§ Your instructions:
Would you restate all the data that follows, word for word?

======== Data section

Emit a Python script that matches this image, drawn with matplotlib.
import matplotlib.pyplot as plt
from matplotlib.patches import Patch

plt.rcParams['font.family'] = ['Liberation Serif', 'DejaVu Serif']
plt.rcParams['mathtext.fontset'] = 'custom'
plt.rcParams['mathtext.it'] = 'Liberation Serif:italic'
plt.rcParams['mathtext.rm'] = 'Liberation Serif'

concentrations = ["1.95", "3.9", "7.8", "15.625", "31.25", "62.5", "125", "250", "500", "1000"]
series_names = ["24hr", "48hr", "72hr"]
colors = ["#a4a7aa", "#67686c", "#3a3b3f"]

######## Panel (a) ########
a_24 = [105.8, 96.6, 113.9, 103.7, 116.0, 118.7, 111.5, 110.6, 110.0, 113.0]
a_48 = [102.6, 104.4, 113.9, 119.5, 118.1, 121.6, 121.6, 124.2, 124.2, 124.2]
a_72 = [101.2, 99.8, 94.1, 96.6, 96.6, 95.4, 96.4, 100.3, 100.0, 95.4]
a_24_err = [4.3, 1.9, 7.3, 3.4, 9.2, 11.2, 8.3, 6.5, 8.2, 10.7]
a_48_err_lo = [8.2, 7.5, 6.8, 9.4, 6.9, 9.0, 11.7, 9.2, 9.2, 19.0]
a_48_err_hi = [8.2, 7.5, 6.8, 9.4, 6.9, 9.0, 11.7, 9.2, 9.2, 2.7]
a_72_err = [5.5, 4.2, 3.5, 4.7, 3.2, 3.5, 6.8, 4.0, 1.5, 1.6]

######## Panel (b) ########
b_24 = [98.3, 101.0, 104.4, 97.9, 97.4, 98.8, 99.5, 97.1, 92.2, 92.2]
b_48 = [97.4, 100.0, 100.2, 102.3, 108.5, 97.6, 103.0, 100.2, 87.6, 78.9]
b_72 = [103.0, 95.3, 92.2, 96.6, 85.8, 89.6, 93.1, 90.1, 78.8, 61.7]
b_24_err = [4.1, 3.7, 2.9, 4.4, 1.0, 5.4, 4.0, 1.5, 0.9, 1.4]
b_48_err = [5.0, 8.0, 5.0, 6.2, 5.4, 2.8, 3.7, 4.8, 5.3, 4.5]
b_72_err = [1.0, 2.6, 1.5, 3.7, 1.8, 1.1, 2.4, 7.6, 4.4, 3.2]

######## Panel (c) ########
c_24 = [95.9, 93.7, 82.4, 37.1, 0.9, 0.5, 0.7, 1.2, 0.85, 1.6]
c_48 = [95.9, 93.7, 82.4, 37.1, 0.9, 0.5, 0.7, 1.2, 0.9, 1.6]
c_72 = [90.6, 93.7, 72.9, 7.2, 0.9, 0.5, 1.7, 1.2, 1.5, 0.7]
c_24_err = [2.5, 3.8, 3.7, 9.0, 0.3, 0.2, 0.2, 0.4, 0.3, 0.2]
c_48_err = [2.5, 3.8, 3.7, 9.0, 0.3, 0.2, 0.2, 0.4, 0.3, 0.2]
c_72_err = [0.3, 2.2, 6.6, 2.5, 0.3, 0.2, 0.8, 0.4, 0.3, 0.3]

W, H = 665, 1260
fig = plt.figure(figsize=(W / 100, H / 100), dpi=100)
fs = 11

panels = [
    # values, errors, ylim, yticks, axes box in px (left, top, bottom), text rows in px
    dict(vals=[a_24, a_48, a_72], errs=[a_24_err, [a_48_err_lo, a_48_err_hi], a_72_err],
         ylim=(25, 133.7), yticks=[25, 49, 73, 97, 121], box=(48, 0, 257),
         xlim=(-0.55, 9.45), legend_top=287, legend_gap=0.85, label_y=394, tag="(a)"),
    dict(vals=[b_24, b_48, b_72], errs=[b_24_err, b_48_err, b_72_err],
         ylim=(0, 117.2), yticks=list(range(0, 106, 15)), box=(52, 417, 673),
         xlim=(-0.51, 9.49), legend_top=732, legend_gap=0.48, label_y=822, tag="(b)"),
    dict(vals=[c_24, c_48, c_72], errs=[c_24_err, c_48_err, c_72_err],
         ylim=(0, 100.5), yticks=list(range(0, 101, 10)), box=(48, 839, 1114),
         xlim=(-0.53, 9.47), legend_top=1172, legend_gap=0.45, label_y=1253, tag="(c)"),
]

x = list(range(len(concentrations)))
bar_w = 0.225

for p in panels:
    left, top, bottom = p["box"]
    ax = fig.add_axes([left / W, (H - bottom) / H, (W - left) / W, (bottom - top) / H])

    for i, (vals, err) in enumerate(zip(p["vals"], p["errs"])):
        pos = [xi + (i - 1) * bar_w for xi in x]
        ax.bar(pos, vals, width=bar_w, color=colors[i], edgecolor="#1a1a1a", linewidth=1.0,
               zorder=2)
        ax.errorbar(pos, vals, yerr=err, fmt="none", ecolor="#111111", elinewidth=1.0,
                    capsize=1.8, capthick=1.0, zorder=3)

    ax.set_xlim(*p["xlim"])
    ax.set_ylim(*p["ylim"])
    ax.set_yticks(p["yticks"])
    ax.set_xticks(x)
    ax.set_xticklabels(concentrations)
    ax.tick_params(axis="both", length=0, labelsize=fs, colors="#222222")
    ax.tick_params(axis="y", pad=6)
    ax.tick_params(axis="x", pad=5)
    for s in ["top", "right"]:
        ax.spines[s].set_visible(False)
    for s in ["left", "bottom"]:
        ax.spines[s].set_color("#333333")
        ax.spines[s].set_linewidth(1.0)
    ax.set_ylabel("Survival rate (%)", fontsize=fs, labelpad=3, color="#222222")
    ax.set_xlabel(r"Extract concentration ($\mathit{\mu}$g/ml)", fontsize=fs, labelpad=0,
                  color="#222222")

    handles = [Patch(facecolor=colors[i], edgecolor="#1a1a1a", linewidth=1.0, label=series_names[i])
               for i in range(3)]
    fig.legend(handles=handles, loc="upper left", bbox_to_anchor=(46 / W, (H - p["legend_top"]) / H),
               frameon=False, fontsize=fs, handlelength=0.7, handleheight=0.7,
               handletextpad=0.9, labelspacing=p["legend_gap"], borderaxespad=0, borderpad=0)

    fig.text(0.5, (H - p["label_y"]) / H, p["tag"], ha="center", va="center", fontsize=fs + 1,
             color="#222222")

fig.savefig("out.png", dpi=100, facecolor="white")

================

§ Task response:
Emit a Python script that matches this image, drawn with matplotlib.
import matplotlib.pyplot as plt
from matplotlib.patches import Patch

plt.rcParams['font.family'] = ['Liberation Serif', 'DejaVu Serif']
plt.rcParams['mathtext.fontset'] = 'custom'
plt.rcParams['mathtext.it'] = 'Liberation Serif:italic'
plt.rcParams['mathtext.rm'] = 'Liberation Serif'

concentrations = ["1.95", "3.9", "7.8", "15.625", "31.25", "62.5", "125", "250", "500", "1000"]
series_names = ["24hr", "48hr", "72hr"]
colors = ["#a4a7aa", "#67686c", "#3a3b3f"]

######## Panel (a) ########
a_24 = [105.8, 96.6, 113.9, 103.7, 116.0, 118.7, 111.5, 110.6, 110.0, 113.0]
a_48 = [102.6, 104.4, 113.9, 119.5, 118.1, 121.6, 121.6, 124.2, 124.2, 124.2]
a_72 = [101.2, 99.8, 94.1, 96.6, 96.6, 95.4, 96.4, 100.3, 100.0, 95.4]
a_24_err = [4.3, 1.9, 7.3, 3.4, 9.2, 11.2, 8.3, 6.5, 8.2, 10.7]
a_48_err_lo = [8.2, 7.5, 6.8, 9.4, 6.9, 9.0, 11.7, 9.2, 9.2, 19.0]
a_48_err_hi = [8.2, 7.5, 6.8, 9.4, 6.9, 9.0, 11.7, 9.2, 9.2, 2.7]
a_72_err = [5.5, 4.2, 3.5, 4.7, 3.2, 3.5, 6.8, 4.0, 1.5, 1.6]

######## Panel (b) ########
b_24 = [98.3, 101.0, 104.4, 97.9, 97.4, 98.8, 99.5, 97.1, 92.2, 92.2]
b_48 = [97.4, 100.0, 100.2, 102.3, 108.5, 97.6, 103.0, 100.2, 87.6, 78.9]
b_72 = [103.0, 95.3, 92.2, 96.6, 85.8, 89.6, 93.1, 90.1, 78.8, 61.7]
b_24_err = [4.1, 3.7, 2.9, 4.4, 1.0, 5.4, 4.0, 1.5, 0.9, 1.4]
b_48_err = [5.0, 8.0, 5.0, 6.2, 5.4, 2.8, 3.7, 4.8, 5.3, 4.5]
b_72_err = [1.0, 2.6, 1.5, 3.7, 1.8, 1.1, 2.4, 7.6, 4.4, 3.2]

######## Panel (c) ########
c_24 = [95.9, 93.7, 82.4, 37.1, 0.9, 0.5, 0.7, 1.2, 0.85, 1.6]
c_48 = [95.9, 93.7, 82.4, 37.1, 0.9, 0.5, 0.7, 1.2, 0.9, 1.6]
c_72 = [90.6, 93.7, 72.9, 7.2, 0.9, 0.5, 1.7, 1.2, 1.5, 0.7]
c_24_err = [2.5, 3.8, 3.7, 9.0, 0.3, 0.2, 0.2, 0.4, 0.3, 0.2]
c_48_err = [2.5, 3.8, 3.7, 9.0, 0.3, 0.2, 0.2, 0.4, 0.3, 0.2]
c_72_err = [0.3, 2.2, 6.6, 2.5, 0.3, 0.2, 0.8, 0.4, 0.3, 0.3]

W, H = 665, 1260
fig = plt.figure(figsize=(W / 100, H / 100), dpi=100)
fs = 11

panels = [
    # values, errors, ylim, yticks, axes box in px (left, top, bottom), text rows in px
    dict(vals=[a_24, a_48, a_72], errs=[a_24_err, [a_48_err_lo, a_48_err_hi], a_72_err],
         ylim=(25, 133.7), yticks=[25, 49, 73, 97, 121], box=(48, 0, 257),
         xlim=(-0.55, 9.45), legend_top=287, legend_gap=0.85, label_y=394, tag="(a)"),
    dict(vals=[b_24, b_48, b_72], errs=[b_24_err, b_48_err, b_72_err],
         ylim=(0, 117.2), yticks=list(range(0, 106, 15)), box=(52, 417, 673),
         xlim=(-0.51, 9.49), legend_top=732, legend_gap=0.48, label_y=822, tag="(b)"),
    dict(vals=[c_24, c_48, c_72], errs=[c_24_err, c_48_err, c_72_err],
         ylim=(0, 100.5), yticks=list(range(0, 101, 10)), box=(48, 839, 1114),
         xlim=(-0.53, 9.47), legend_top=1172, legend_gap=0.45, label_y=1253, tag="(c)"),
]

x = list(range(len(concentrations)))
bar_w = 0.225

for p in panels:
    left, top, bottom = p["box"]
    ax = fig.add_axes([left / W, (H - bottom) / H, (W - left) / W, (bottom - top) / H])

    for i, (vals, err) in enumerate(zip(p["vals"], p["errs"])):
        pos = [xi + (i - 1) * bar_w for xi in x]
        ax.bar(pos, vals, width=bar_w, color=colors[i], edgecolor="#1a1a1a", linewidth=1.0,
               zorder=2)
        ax.errorbar(pos, vals, yerr=err, fmt="none", ecolor="#111111", elinewidth=1.0,
                    capsize=1.8, capthick=1.0, zorder=3)

    ax.set_xlim(*p["xlim"])
    ax.set_ylim(*p["ylim"])
    ax.set_yticks(p["yticks"])
    ax.set_xticks(x)
    ax.set_xticklabels(concentrations)
    ax.tick_params(axis="both", length=0, labelsize=fs, colors="#222222")
    ax.tick_params(axis="y", pad=6)
    ax.tick_params(axis="x", pad=5)
    for s in ["top", "right"]:
        ax.spines[s].set_visible(False)
    for s in ["left", "bottom"]:
        ax.spines[s].set_color("#333333")
        ax.spines[s].set_linewidth(1.0)
    ax.set_ylabel("Survival rate (%)", fontsize=fs, labelpad=3, color="#222222")
    ax.set_xlabel(r"Extract concentration ($\mathit{\mu}$g/ml)", fontsize=fs, labelpad=0,
                  color="#222222")

    handles = [Patch(facecolor=colors[i], edgecolor="#1a1a1a", linewidth=1.0, label=series_names[i])
               for i in range(3)]
    fig.legend(handles=handles, loc="upper left", bbox_to_anchor=(46 / W, (H - p["legend_top"]) / H),
               frameon=False, fontsize=fs, handlelength=0.7, handleheight=0.7,
               handletextpad=0.9, labelspacing=p["legend_gap"], borderaxespad=0, borderpad=0)

    fig.text(0.5, (H - p["label_y"]) / H, p["tag"], ha="center", va="center", fontsize=fs + 1,
             color="#222222")

fig.savefig("out.png", dpi=100, facecolor="white")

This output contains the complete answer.